Please copy out exactly, and only, the lines between the line with "What matplotlib code" and the line with "43, 13, 26]", both included. Pictures are to be omitted.

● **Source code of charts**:
[start]
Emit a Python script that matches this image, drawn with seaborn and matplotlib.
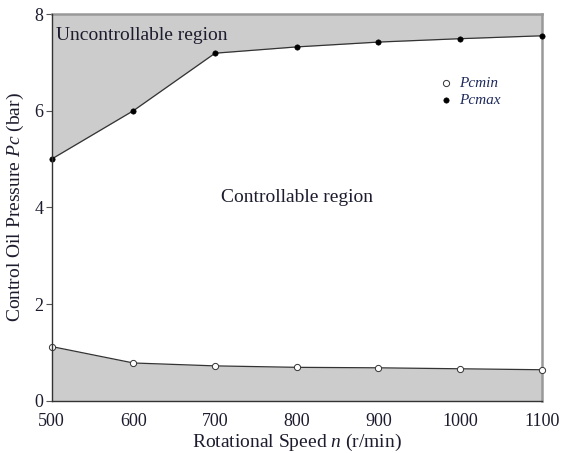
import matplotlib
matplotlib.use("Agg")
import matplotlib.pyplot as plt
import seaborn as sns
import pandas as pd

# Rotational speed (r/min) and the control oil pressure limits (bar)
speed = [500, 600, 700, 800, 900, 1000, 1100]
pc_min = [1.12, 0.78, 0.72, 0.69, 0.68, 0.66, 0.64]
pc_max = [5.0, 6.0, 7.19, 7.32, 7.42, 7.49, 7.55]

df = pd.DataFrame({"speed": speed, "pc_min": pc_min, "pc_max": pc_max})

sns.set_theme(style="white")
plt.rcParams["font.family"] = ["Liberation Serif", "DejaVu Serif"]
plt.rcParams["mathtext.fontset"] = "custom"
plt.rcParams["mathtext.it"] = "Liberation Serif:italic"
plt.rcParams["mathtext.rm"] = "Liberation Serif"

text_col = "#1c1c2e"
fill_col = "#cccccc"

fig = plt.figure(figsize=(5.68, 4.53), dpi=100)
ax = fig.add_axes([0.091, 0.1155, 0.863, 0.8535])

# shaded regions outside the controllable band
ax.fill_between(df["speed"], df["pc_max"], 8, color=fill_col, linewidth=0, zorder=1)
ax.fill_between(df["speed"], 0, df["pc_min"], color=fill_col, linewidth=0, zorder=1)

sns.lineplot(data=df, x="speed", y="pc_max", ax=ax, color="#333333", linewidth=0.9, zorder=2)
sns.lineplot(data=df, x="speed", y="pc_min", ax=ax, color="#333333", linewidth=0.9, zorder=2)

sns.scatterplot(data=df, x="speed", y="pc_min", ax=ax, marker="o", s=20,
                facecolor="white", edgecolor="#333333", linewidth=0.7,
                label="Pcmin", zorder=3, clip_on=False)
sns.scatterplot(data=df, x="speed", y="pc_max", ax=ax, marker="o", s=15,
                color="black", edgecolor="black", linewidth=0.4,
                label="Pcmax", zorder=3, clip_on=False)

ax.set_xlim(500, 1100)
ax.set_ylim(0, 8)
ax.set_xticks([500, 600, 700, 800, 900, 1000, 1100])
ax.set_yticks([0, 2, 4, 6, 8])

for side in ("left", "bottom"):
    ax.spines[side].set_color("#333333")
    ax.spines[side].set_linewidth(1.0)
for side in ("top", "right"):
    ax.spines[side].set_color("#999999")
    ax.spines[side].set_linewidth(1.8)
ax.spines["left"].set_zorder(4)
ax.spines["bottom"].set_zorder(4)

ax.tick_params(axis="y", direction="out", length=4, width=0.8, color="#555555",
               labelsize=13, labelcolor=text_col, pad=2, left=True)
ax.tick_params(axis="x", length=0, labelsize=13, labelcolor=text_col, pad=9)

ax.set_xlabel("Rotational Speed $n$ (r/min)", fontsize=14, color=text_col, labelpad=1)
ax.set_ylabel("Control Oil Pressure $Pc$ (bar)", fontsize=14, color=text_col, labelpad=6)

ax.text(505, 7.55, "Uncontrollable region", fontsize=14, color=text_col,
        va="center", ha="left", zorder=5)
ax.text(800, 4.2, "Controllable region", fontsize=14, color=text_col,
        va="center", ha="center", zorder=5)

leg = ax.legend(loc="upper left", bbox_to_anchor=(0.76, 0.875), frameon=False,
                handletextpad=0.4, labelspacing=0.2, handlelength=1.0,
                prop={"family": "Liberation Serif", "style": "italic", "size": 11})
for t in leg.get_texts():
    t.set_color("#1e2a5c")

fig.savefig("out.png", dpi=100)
[end]
[start]
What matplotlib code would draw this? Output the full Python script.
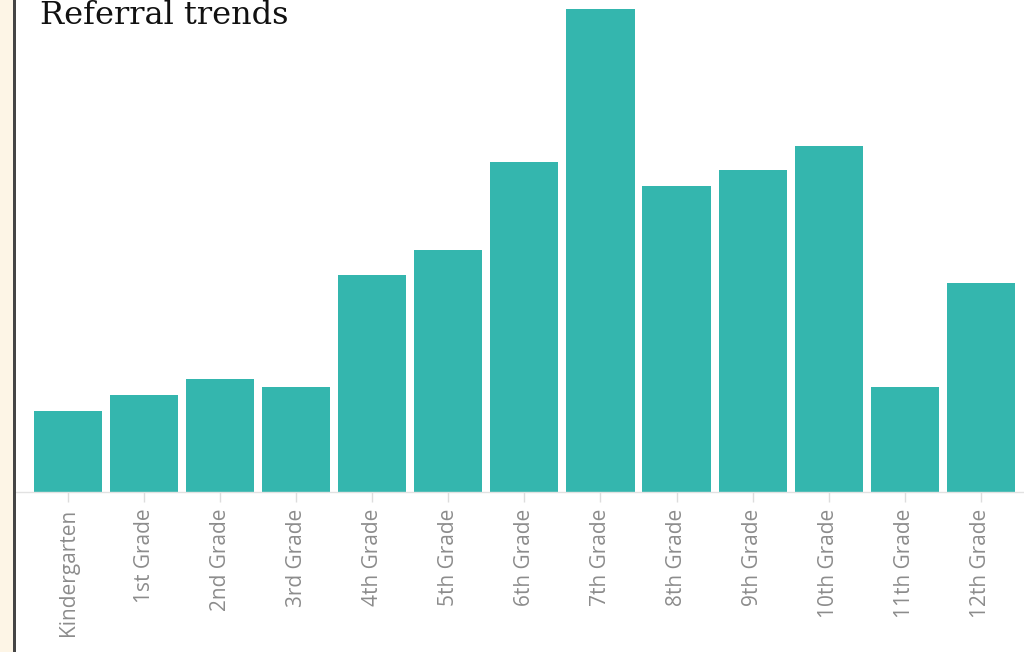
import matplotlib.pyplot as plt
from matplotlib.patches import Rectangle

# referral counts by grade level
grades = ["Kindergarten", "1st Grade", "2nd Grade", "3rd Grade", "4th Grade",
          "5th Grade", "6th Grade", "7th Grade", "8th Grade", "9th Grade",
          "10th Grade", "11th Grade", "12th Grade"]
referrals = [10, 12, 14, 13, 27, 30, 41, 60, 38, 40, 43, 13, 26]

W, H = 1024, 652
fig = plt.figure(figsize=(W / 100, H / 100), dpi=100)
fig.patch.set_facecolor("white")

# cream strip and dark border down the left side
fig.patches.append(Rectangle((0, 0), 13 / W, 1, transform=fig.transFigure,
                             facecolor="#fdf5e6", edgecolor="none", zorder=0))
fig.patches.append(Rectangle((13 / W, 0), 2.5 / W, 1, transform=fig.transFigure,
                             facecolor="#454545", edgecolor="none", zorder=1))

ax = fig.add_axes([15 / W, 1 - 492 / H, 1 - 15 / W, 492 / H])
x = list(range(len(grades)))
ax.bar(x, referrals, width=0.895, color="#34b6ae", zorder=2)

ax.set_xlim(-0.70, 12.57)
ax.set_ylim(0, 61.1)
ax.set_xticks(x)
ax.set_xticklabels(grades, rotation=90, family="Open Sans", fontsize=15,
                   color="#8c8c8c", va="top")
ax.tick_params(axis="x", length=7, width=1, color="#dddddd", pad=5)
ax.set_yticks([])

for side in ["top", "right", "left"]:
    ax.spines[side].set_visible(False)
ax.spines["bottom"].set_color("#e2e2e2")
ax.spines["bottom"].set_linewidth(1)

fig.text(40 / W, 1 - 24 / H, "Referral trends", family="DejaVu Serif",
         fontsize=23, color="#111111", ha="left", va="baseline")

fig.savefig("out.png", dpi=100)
[end]
● **EXPECTED ANSWER**:
What matplotlib code would draw this? Output the full Python script.
import matplotlib.pyplot as plt
from matplotlib.patches import Rectangle

# referral counts by grade level
grades = ["Kindergarten", "1st Grade", "2nd Grade", "3rd Grade", "4th Grade",
          "5th Grade", "6th Grade", "7th Grade", "8th Grade", "9th Grade",
          "10th Grade", "11th Grade", "12th Grade"]
referrals = [10, 12, 14, 13, 27, 30, 41, 60, 38, 40, 43, 13, 26]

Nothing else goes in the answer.